Here’s everything we know about the LG V30 and following that, we’ve listed out exactly how we hope this upcoming release shapes up.
Cut to the chase
- What is it? LG’s third take on its feature-rich phone
- When will it be out? Summer or early autumn, aligned with the Android O release
- How much will it cost? Not cheap. Likely over $700 (about £537, AU$942)
LG V30 release date and price
LG has typically released its V phones in its flagship off-season, which just so happen around the time that Apple brings its new iPhone models to market.
Expect the LG V30 to follow that pattern this time, especially given the fact that Google will be releasing Android O this summer.
As far as price goes, this smartphone won’t be cheap. Though this isn’t a flagship in the typical sense, you can expect to shell out flagship prices for the V30.

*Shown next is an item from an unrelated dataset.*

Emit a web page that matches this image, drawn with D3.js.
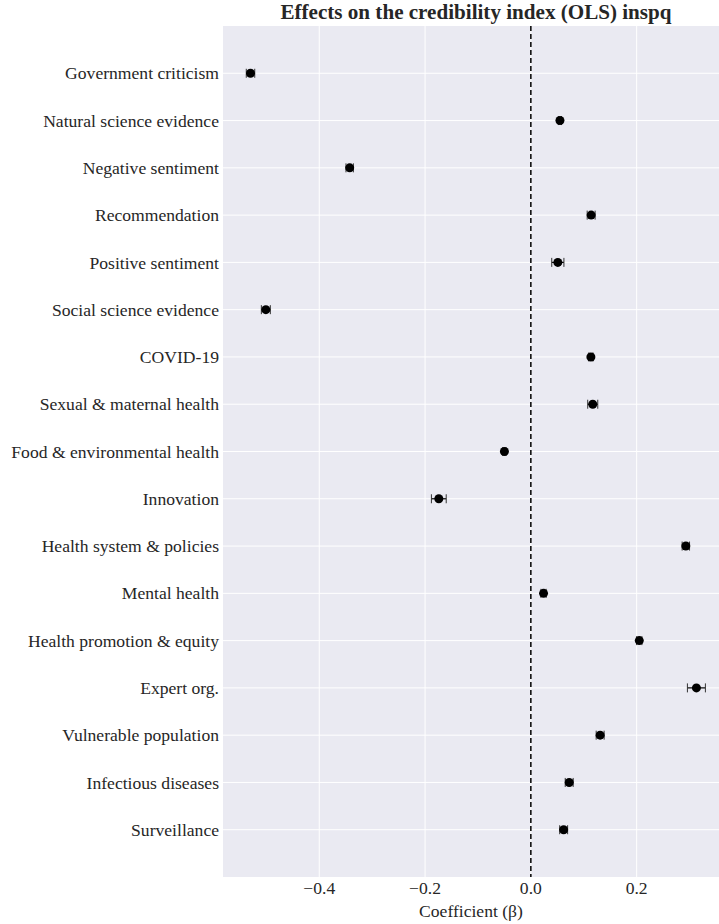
<!DOCTYPE html>
<html>
<head>
<meta charset="utf-8">
<script src="https://cdn.jsdelivr.net/npm/d3@7"></script>
<style>
  html, body { margin: 0; padding: 0; background: #ffffff; }
  svg { display: block; }
  text { font-family: "Liberation Serif", "Times New Roman", serif; fill: #262626; }
</style>
</head>
<body>
<svg id="chart" width="719" height="924"></svg>
<script>
const categories = [
  "Government criticism",
  "Natural science evidence",
  "Negative sentiment",
  "Recommendation",
  "Positive sentiment",
  "Social science evidence",
  "COVID-19",
  "Sexual & maternal health",
  "Food & environmental health",
  "Innovation",
  "Health system & policies",
  "Mental health",
  "Health promotion & equity",
  "Expert org.",
  "Vulnerable population",
  "Infectious diseases",
  "Surveillance"
];
const coefficients = [-0.530, 0.055, -0.3425, 0.114, 0.051, -0.501, 0.1135, 0.117, -0.050, -0.174, 0.293, 0.024, 0.205, 0.313, 0.131, 0.0725, 0.062];
const errors = [0.008, 0.003, 0.007, 0.0075, 0.0115, 0.0085, 0.004, 0.0095, 0.003, 0.014, 0.007, 0.005, 0.005, 0.017, 0.0075, 0.0075, 0.0075];
const xTicks = [-0.4, -0.2, 0.0, 0.2];
const titleText = "Effects on the credibility index (OLS) inspq";
const xLabel = "Coefficient (β)";

const svg = d3.select("#chart");
const margin = {left: 223, right: 0, top: 26, bottom: 47};
const W = 719, H = 924;
const x = d3.scaleLinear().domain([-0.582, 0.3557]).range([margin.left, W - margin.right]);
const y = d3.scaleLinear().domain([-1, categories.length]).range([margin.top, H - margin.bottom]);

// background
svg.append("rect")
  .attr("x", margin.left).attr("y", margin.top)
  .attr("width", W - margin.right - margin.left)
  .attr("height", H - margin.bottom - margin.top)
  .attr("fill", "#EAEAF2");

// grid
const g = svg.append("g");
g.selectAll("line.vgrid").data(xTicks).enter().append("line")
  .attr("class", "vgrid")
  .attr("x1", d => x(d)).attr("x2", d => x(d))
  .attr("y1", margin.top).attr("y2", H - margin.bottom)
  .attr("stroke", "#ffffff").attr("stroke-width", 1);
g.selectAll("line.hgrid").data(categories).enter().append("line")
  .attr("class", "hgrid")
  .attr("x1", margin.left).attr("x2", W - margin.right)
  .attr("y1", (d, i) => y(i)).attr("y2", (d, i) => y(i))
  .attr("stroke", "#ffffff").attr("stroke-width", 1);

// zero line
svg.append("line")
  .attr("x1", x(0)).attr("x2", x(0))
  .attr("y1", margin.top).attr("y2", H - margin.bottom)
  .attr("stroke", "#000").attr("stroke-width", 1.5)
  .attr("stroke-dasharray", "5,3");

// error bars
const eb = svg.append("g");
categories.forEach((c, i) => {
  const v = coefficients[i], e = errors[i], yy = y(i);
  eb.append("line")
    .attr("x1", x(v - e)).attr("x2", x(v + e))
    .attr("y1", yy).attr("y2", yy)
    .attr("stroke", "#000").attr("stroke-width", 1.2);
  [v - e, v + e].forEach(xv => {
    eb.append("line")
      .attr("x1", x(xv)).attr("x2", x(xv))
      .attr("y1", yy - 4.5).attr("y2", yy + 4.5)
      .attr("stroke", "#333").attr("stroke-width", 1);
  });
});

// points
svg.append("g").selectAll("circle").data(coefficients).enter().append("circle")
  .attr("cx", d => x(d)).attr("cy", (d, i) => y(i))
  .attr("r", 4.5).attr("fill", "#000");

// y labels
svg.append("g").selectAll("text").data(categories).enter().append("text")
  .attr("x", margin.left - 4).attr("y", (d, i) => y(i))
  .attr("dy", "0.35em")
  .attr("text-anchor", "end")
  .attr("font-size", "17.6px")
  .text(d => d);

// x tick labels
svg.append("g").selectAll("text").data(xTicks).enter().append("text")
  .attr("x", d => x(d)).attr("y", 894)
  .attr("text-anchor", "middle")
  .attr("font-size", "17.6px")
  .text(d => d3.format(".1f")(d).replace("-", "\u2212"));

// x label
svg.append("text")
  .attr("x", (margin.left + W - margin.right) / 2).attr("y", 917)
  .attr("text-anchor", "middle")
  .attr("font-size", "17.6px")
  .text(xLabel);

// title
svg.append("text")
  .attr("x", (margin.left + W - margin.right) / 2 + 5).attr("y", 19)
  .attr("text-anchor", "middle")
  .attr("font-size", "21.1px")
  .attr("font-weight", "bold")
  .text(titleText);
</script>
</body>
</html>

LG V30 rumors, news and confirmed features
This, of course, means that not only will it meet spec in terms of power with the Snapdragon 835 likely to be behind the wheel, but it will be the first LG phone to have an OLED screen since the LG G Flex 2 – a mandatory inclusion to be Daydream-compatible.
LG V30: what we want to see
The LG V10 and LG V20 are well-received because they offer basically every feature that many users demand. So, a lot of what we want out of its next iteration is more of the same, to a degree.
A few other manufacturers have adopted LG’s dual-screen layout, which takes some oomph out of the feature. But there are still a bunch of ways that the V30 can stick out when it releases this summer or early autumn.
A global release
LG, you need to go wide with the LG V30. Smartphone enthusiasts from regions outside of the US have sat idly by with each V release, but that needs to stop.
The LG V20 had global appeal in several ways, what with its military-grade durability, removable battery and dual-lens camera system. When you really think about it, LG’s decision to keep it locked to the US is baffling.
A flexible display
Based on reports and followed up on by a strong tease from Google, the LG V30 will have an OLED screen, the first we’ve seen at LG since the LG G Flex 2.
Let’s take things a step further and add a flexible display onto the list. Maybe it will have some sort of signature curve, or heck, it could break new ground as the pioneer of smartphones with a display that flexes to your needs.
As much as we’d like this, our interview with LG during MWC 2017 makes this reality seem a ways out:
“We’re in a position to release a change in form factor like that, conservatively, in two years. Now, that could change. It’s a question of finding the proper timing and the right usage scenarios for us. It’s not just a form factor change, it’s a device change. This sort of thing will no longer be referred to as a smartphone. There has to be a shift, and I don’t know what that is right now.”
A 3.5mm headphone jack
We now live in a world in which this has to be on a feature wishlist. But for the LG V30, keeping its headphone jack is especially crucial, as it means that we’ll also likely see the return of the V20’s awesome quad DAC technology that amps up the sound quality all-around the device.
“Jack of all trades” is more or less the mantra of the V series and losing one of its best trades would make it a tough sell, that is unless it helps to pioneer Android O’s hi-res Bluetooth codecs. Let’s just not let it come to that.
No camera bump
Given the sheer size of the LG V20’s camera bump, it was somewhat of a miracle of engineering that the one on the LG G6 impressively sat flush within the chassis.
So, it’d be awesome for LG to keep the momentum going by giving the V30 an equally flattering look.
While smartphone displays that support HDR content are popping up at a faster pace, it never hurts to add one more to the pile. LG usually opts to sidestep the competition with its V smartphones, but this would be one area where joining the club would be nothing if not a good thing.